A seat on Carlyle's board has also been cleared for Mubadala so long as it owns at least 7.5 per cent of the company after flotation. If it meets regulatory approvals, Mubadala may "require us to cause one person nominated by Mubadala to be appointed to the board of directors", the prospectus says.

In launching its IPO, Carlyle is joining rivals the Blackstone Group and KKR in seeking a public shareholding after years of operating as a private partnership. Carlyle intends to use the money it raises to pay down debt and for "general corporate purposes", according to filings with the Securities and Exchange Commission (SEC), the US stock-market regulator.

Mubadala, which was unavailable for comment, first invested in Carlyle in October 2007 with $1.35bn for a 7.5 per cent stake.

The second investment came in the form of the convertible loan. Mubadala gave the buyout giant $494m in cash in exchange for $500m worth of convertible Carlyle debt, plus additional equity that brought its total stake to 9.35 per cent, the Carlyle prospectus shows.

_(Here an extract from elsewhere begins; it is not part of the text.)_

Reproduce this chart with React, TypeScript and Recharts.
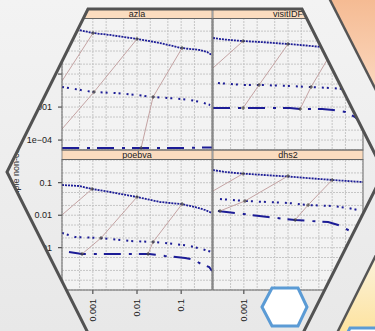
import React from 'react';
import { LineChart, Line, XAxis, YAxis, CartesianGrid } from 'recharts';

const X_MIN = 2e-4;
const X_MAX = 0.5;
const Y_MIN = 5e-5;
const Y_MAX = 0.5;
const gridX = [2e-4, 5e-4, 1e-3, 2e-3, 5e-3, 1e-2, 2e-2, 5e-2, 0.1, 0.2, 0.5];
const gridY = [5e-5, 1e-4, 2e-4, 5e-4, 1e-3, 2e-3, 5e-3, 1e-2, 2e-2, 5e-2, 0.1, 0.2, 0.5];
const xTickValues = [1e-3, 1e-2, 1e-1];
const xTickLabels = ['0.001', '0.01', '0.1'];
const yTickValues = [1e-4, 1e-3, 1e-2, 1e-1];
const yTickLabels = ['1e\u221204', '0.001', '0.01', '0.1'];
const panelNames = ['azla', 'visitIDF', 'poebva', 'dhs2'];
const yTitle = 'Sample non-coverage';

type Pt = [number, number];

// azla
const azlaTop: Pt[] = [[2e-4, 0.249], [4.85e-4, 0.216], [1.01e-3, 0.175], [2.45e-3, 0.153], [0.01, 0.116], [0.0333, 0.0873], [0.1, 0.0617], [0.269, 0.0536], [0.388, 0.0467], [0.5, 0.0379]];
const azlaMid: Pt[] = [[2e-4, 0.00406], [1.01e-3, 0.00286], [3.18e-3, 0.00267], [0.01, 0.00232], [0.0231, 0.00202], [0.1, 0.00176], [0.16, 0.00164], [0.269, 0.00143], [0.454, 0.00116]];
const azlaLow: Pt[] = [[2e-4, 5.75e-5], [0.01, 5.75e-5], [0.1, 5.75e-5], [0.5, 6.0e-5]];
const azlaLinks: Pt[][] = [
  [[2e-4, 0.00617], [1.01e-3, 0.175]],
  [[2e-4, 2.16e-4], [1.06e-3, 0.00286], [0.01, 0.116]],
  [[0.0124, 5.75e-5], [0.0231, 0.00202], [0.105, 0.0617]],
];

// visitIDF
const visitTop: Pt[] = [[2e-4, 0.124], [3.74e-4, 0.111], [9.6e-4, 0.1], [2.33e-3, 0.0937], [0.01, 0.0815], [0.0188, 0.076], [0.0593, 0.0661], [0.152, 0.0575], [0.5, 0.05]];
const visitMid: Pt[] = [[2.59e-4, 0.00536], [9.6e-4, 0.00467], [2.33e-3, 0.00467], [0.0111, 0.00435], [0.0317, 0.00406], [0.09, 0.00378], [0.197, 0.00352], [0.5, 0.00329]];
const visitLow: Pt[] = [[2e-4, 9.37e-4], [9.6e-4, 9.37e-4], [0.0111, 9.37e-4], [0.0188, 8.75e-4], [0.0593, 8.75e-4], [0.105, 8.15e-4], [0.2, 7.1e-4], [0.332, 5.0e-4], [0.5, 2.86e-4]];
const visitLinks: Pt[][] = [
  [[2e-4, 0.0153], [9.6e-4, 0.1]],
  [[9.6e-4, 9.37e-4], [2.21e-3, 0.00467], [0.01, 0.0815]],
  [[0.0188, 8.75e-4], [0.0333, 0.00406], [0.111, 0.0617]],
];

// poebva
const poebvaTop: Pt[] = [[2e-4, 0.0851], [4.85e-4, 0.0793], [9.6e-4, 0.0641], [2.45e-3, 0.0518], [0.01, 0.0364], [0.0333, 0.0255], [0.1, 0.0221], [0.207, 0.0179], [0.35, 0.0145], [0.5, 0.0117]];
const poebvaMid: Pt[] = [[2e-4, 0.00284], [3.94e-4, 0.00214], [1.46e-3, 0.00199], [6.97e-3, 0.00161], [0.0244, 0.0015], [0.073, 0.0013], [0.16, 0.00113], [0.35, 8.51e-4], [0.5, 7.38e-4]];
const poebvaLow: Pt[] = [[2.88e-4, 7.38e-4], [5.69e-4, 6.41e-4], [6.97e-3, 6.41e-4], [0.0188, 6.41e-4], [0.0434, 5.56e-4], [0.123, 4.83e-4], [0.207, 4.19e-4], [0.256, 3.39e-4], [0.431, 2.55e-4], [0.5, 1.92e-4]];
const poebvaLinks: Pt[][] = [
  [[2e-4, 0.0102], [9.6e-4, 0.0641]],
  [[5.69e-4, 6.41e-4], [1.53e-3, 0.00199], [0.01, 0.0364]],
  [[0.0178, 6.41e-4], [0.0231, 0.0015], [0.105, 0.0221]],
];

// dhs2
const dhs2Top: Pt[] = [[2e-4, 0.246], [3.74e-4, 0.214], [9.6e-4, 0.19], [0.01, 0.155], [0.105, 0.121], [0.5, 0.105]];
const dhs2Mid: Pt[] = [[2.88e-4, 0.0316], [1.06e-3, 0.0274], [0.01, 0.0238], [0.0285, 0.0206], [0.1, 0.0192], [0.23, 0.0167], [0.479, 0.0135]];
const dhs2Low: Pt[] = [[2.59e-4, 0.0135], [9.6e-4, 0.0109], [3.53e-3, 0.00881], [0.0145, 0.00713], [0.0317, 0.00664], [0.0811, 0.00618], [0.137, 0.005], [0.23, 0.00351], [0.284, 0.00305], [0.5, 0.00173]];
const dhs2Links: Pt[][] = [
  [[2e-4, 0.0556], [9.6e-4, 0.19]],
  [[2.88e-4, 0.0135], [1.06e-3, 0.0274], [0.01, 0.161]],
  [[0.0145, 0.00713], [0.0285, 0.0206], [0.1, 0.121]],
];

const FONT = '"Liberation Sans", Arial, Helvetica, sans-serif';
const BLUE = '#1c1c96';
const PINK = '#c4a3a3';

const toData = (pts: Pt[]) => pts.map(([x, y]) => ({ x, y }));

const XTick = (props: any) => {
  const { x, y, payload } = props;
  const i = xTickValues.indexOf(payload.value);
  if (i < 0) return <g />;
  const ty = y + 9;
  return (
    <g>
      <line x1={x} x2={x} y1={y} y2={y + 4} stroke="#333" strokeWidth={1} />
      <text x={x} y={ty} transform={`rotate(-90 ${x} ${ty})`} textAnchor="end" dominantBaseline="central" fontSize={9} fill="#222" fontFamily={FONT}>
        {xTickLabels[i]}
      </text>
    </g>
  );
};

const YTick = (props: any) => {
  const { x, y, payload } = props;
  const i = yTickValues.indexOf(payload.value);
  if (i < 0) return <g />;
  return (
    <g>
      <line x1={x - 4} x2={x} y1={y} y2={y} stroke="#333" strokeWidth={1} />
      <text x={x - 10} y={y} textAnchor="end" dominantBaseline="central" fontSize={9} fill="#222" fontFamily={FONT}>
        {yTickLabels[i]}
      </text>
    </g>
  );
};

const plus = (props: any) => {
  const { cx, cy, payload, index } = props;
  if (payload.x <= X_MIN || cx == null) return <g key={`p${index}`} />;
  return (
    <path key={`p${index}`} d={`M${cx - 2},${cy}H${cx + 2}M${cx},${cy - 2}V${cy + 2}`} stroke="#444" strokeWidth={0.9} fill="none" />
  );
};

type PanelProps = { col: number; row: number; top: Pt[]; mid: Pt[]; low: Pt[]; links: Pt[][] };

function Panel({ col, row, top, mid, low, links }: PanelProps) {
  const isLeft = col === 0;
  const isBottom = row === 1;
  const w = 150 + (isLeft ? 62 : 0);
  const h = (row === 0 ? 132 : 130) + (isBottom ? 40 : 0);
  return (
    <div style={{ position: 'absolute', left: isLeft ? 0 : 213, top: row === 0 ? 18 : 160 }}>
      <LineChart width={w} height={h} margin={{ top: 0, right: 0, bottom: 0, left: 0 }}>
        <CartesianGrid
          fill="#f3f3f3"
          fillOpacity={1}
          stroke="#c6c6c6"
          strokeDasharray="2 1"
          horizontalValues={gridY}
          verticalValues={gridX}
        />
        <XAxis
          dataKey="x"
          type="number"
          scale="log"
          domain={[X_MIN, X_MAX]}
          allowDataOverflow
          ticks={gridX}
          interval={0}
          hide={!isBottom}
          height={isBottom ? 40 : 0}
          tick={<XTick />}
          tickLine={false}
          axisLine={false}
          tickSize={0}
          tickMargin={0}
        />
        <YAxis
          dataKey="y"
          type="number"
          scale="log"
          domain={[Y_MIN, Y_MAX]}
          allowDataOverflow
          ticks={gridY}
          interval={0}
          hide={!isLeft}
          width={62}
          tick={<YTick />}
          tickLine={false}
          axisLine={false}
          tickSize={0}
          tickMargin={0}
        />
        <Line data={toData(low)} dataKey="y" type="linear" stroke={BLUE} strokeWidth={2} strokeDasharray="17 8 3 7" dot={false} activeDot={false} isAnimationActive={false} />
        <Line data={toData(mid)} dataKey="y" type="linear" stroke={BLUE} strokeWidth={2} strokeDasharray="2 3 2 6" dot={false} activeDot={false} isAnimationActive={false} />
        <Line data={toData(top)} dataKey="y" type="linear" stroke={BLUE} strokeWidth={1.8} strokeDasharray="2 1" dot={false} activeDot={false} isAnimationActive={false} />
        {links.map((l, i) => (
          <Line key={i} data={toData(l)} dataKey="y" type="linear" stroke={PINK} strokeWidth={1} dot={plus} activeDot={false} isAnimationActive={false} />
        ))}
      </LineChart>
    </div>
  );
}

const HEX = 'M88,9 L302,9 L384,172 L302,335 L89,335 L7,172 Z';

export default function App() {
  const strips = [
    { x: 62, y: 9 },
    { x: 213, y: 9 },
    { x: 62, y: 150 },
    { x: 213, y: 150 },
  ];
  return (
    <div
      style={{
        position: 'absolute',
        left: 0,
        top: 0,
        width: 375,
        height: 331,
        overflow: 'hidden',
        background: 'linear-gradient(to bottom, #f3f3f3, #e8e8e8)',
        fontFamily: FONT,
      }}
    >
      <Panel col={0} row={0} top={azlaTop} mid={azlaMid} low={azlaLow} links={azlaLinks} />
      <Panel col={1} row={0} top={visitTop} mid={visitMid} low={visitLow} links={visitLinks} />
      <Panel col={0} row={1} top={poebvaTop} mid={poebvaMid} low={poebvaLow} links={poebvaLinks} />
      <Panel col={1} row={1} top={dhs2Top} mid={dhs2Mid} low={dhs2Low} links={dhs2Links} />
      <svg width={375} height={331} style={{ position: 'absolute', left: 0, top: 0, pointerEvents: 'none' }}>
        <defs>
          <linearGradient id="bg" x1="0" y1="0" x2="0" y2="331" gradientUnits="userSpaceOnUse">
            <stop offset="0" stopColor="#f3f3f3" />
            <stop offset="1" stopColor="#e8e8e8" />
          </linearGradient>
          <linearGradient id="orange" x1="0" y1="0" x2="0" y2="90" gradientUnits="userSpaceOnUse">
            <stop offset="0" stopColor="#f5bb93" />
            <stop offset="1" stopColor="#fbd8bf" />
          </linearGradient>
          <linearGradient id="yellow" x1="0" y1="250" x2="0" y2="331" gradientUnits="userSpaceOnUse">
            <stop offset="0" stopColor="#fbf4e0" />
            <stop offset="1" stopColor="#fde3a0" />
          </linearGradient>
        </defs>
        {strips.map((s, i) => (
          <g key={i}>
            <rect x={s.x} y={s.y} width={150} height={9.5} fill="#fbdcbf" stroke="#777" strokeWidth={0.8} />
            <text x={s.x + 75} y={s.y + 5} textAnchor="middle" dominantBaseline="central" fontSize={9} fill="#222" fontFamily={FONT}>
              {panelNames[i]}
            </text>
          </g>
        ))}
        <rect x={62} y={18.5} width={150} height={131.5} fill="none" stroke="#666" strokeWidth={1} />
        <rect x={213} y={18.5} width={150} height={131.5} fill="none" stroke="#666" strokeWidth={1} />
        <rect x={62} y={159.5} width={150} height={130.5} fill="none" stroke="#666" strokeWidth={1} />
        <rect x={213} y={159.5} width={150} height={130.5} fill="none" stroke="#666" strokeWidth={1} />
        <text x={16} y={209} transform="rotate(-90 16 209)" textAnchor="start" dominantBaseline="central" fontSize={9} fill="#333" fontFamily={FONT}>
          {yTitle}
        </text>
        <path d={`M0,0 H375 V331 H0 Z ${HEX}`} fillRule="evenodd" fill="url(#bg)" />
        <polygon points="330,0 375,0 375,88" fill="url(#orange)" />
        <line x1={326} y1={-8} x2={380} y2={98} stroke="#555" strokeWidth={2.5} />
        <polygon points="375,257 338,331 375,331" fill="url(#yellow)" />
        <line x1={380} y1={247} x2={333} y2={341} stroke="#555" strokeWidth={2.5} />
        <path d={HEX} fill="none" stroke="#525252" strokeWidth={3} />
        <polygon points="262,307 272,288 298,288 307,307 298,326 272,326" fill="#ffffff" stroke="#5b9bd5" strokeWidth={3} />
        <polygon points="344,340 350,328 385,328 391,340" fill="#ffffff" stroke="#5b9bd5" strokeWidth={3} />
      </svg>
    </div>
  );
}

In addition to its investments in the company, Mubadala has made direct investments in Carlyle funds, although the amounts have not been disclosed.

After Mubadala made its investments, Carlyle launched a private equity fund that focused on the Middle East and North Africa, the firm's first such vehicle.

Carlyle opened its books for the first time with the publication of its IPO prospectus, which was filed with the SEC yesterday.

Since its founding in 1987, the private equity giant revealed it raised more than $112bn in capital and currently has $153bn in assets under management through 86 investment funds.

The company made a profit of $1.46bn last year and $664min 2009. Those gains followed a $514m loss in 2008 after the financial crisis hit, hurting returns and fee income for private equity companies.

Private equity firms bring wealthy investors and institutions into their funds and use the money to buy private companies. They then try to improve the performance of the companies before selling them on to other investors or offering shares to the public after three to five years. They typically make money by charging management fees to investors, as well as taking a share of returns on investments.

Buyout companies have risen to prominence alongside hedge funds and other alternative investment vehicles as investors sought a more diverse set of opportunities than stocks and bonds.